### Data ###

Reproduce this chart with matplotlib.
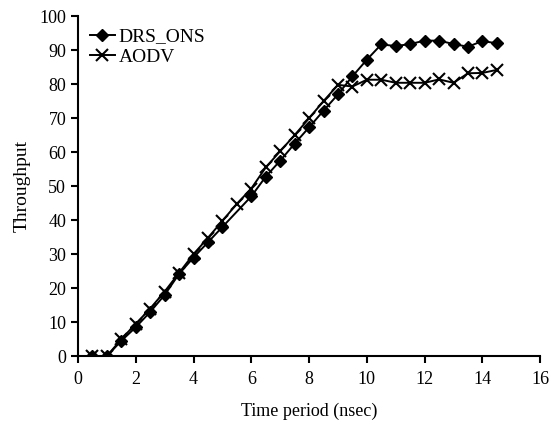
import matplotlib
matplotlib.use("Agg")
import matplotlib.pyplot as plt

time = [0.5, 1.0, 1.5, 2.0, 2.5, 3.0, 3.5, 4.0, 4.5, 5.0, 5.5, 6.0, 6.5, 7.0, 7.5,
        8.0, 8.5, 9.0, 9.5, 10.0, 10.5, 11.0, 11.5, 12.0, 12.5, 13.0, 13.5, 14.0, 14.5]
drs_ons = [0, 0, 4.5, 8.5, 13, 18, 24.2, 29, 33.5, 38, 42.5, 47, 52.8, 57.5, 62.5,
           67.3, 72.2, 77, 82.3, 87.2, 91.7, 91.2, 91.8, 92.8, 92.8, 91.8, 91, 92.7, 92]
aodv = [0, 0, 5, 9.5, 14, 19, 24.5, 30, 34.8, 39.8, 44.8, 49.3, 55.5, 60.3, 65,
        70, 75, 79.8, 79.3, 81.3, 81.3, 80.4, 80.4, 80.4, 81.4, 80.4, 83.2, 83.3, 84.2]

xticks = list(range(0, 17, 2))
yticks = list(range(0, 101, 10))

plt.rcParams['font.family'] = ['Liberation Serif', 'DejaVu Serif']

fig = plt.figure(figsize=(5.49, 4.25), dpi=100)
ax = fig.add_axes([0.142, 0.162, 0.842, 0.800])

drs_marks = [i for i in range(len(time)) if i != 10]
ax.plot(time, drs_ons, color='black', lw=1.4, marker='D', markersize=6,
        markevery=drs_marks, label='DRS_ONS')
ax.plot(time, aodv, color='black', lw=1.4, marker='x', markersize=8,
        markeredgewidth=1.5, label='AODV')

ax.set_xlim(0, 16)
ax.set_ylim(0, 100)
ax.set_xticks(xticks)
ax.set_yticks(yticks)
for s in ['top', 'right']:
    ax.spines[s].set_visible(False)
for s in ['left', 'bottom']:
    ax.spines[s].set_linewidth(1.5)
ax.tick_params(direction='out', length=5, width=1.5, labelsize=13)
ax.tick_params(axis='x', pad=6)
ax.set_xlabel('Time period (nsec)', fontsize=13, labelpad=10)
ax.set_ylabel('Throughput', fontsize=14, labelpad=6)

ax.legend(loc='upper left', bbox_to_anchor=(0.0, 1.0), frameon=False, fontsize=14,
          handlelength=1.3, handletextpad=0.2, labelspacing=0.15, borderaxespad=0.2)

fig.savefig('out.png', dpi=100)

###

#### Directions:
Repeat, word for word and with no pictures, only the lines running from the beginning of the data to the line that contains "import matplotlib.pyplot as plt".

#### Exercise answer:
Reproduce this chart with matplotlib.
import matplotlib
matplotlib.use("Agg")
import matplotlib.pyplot as plt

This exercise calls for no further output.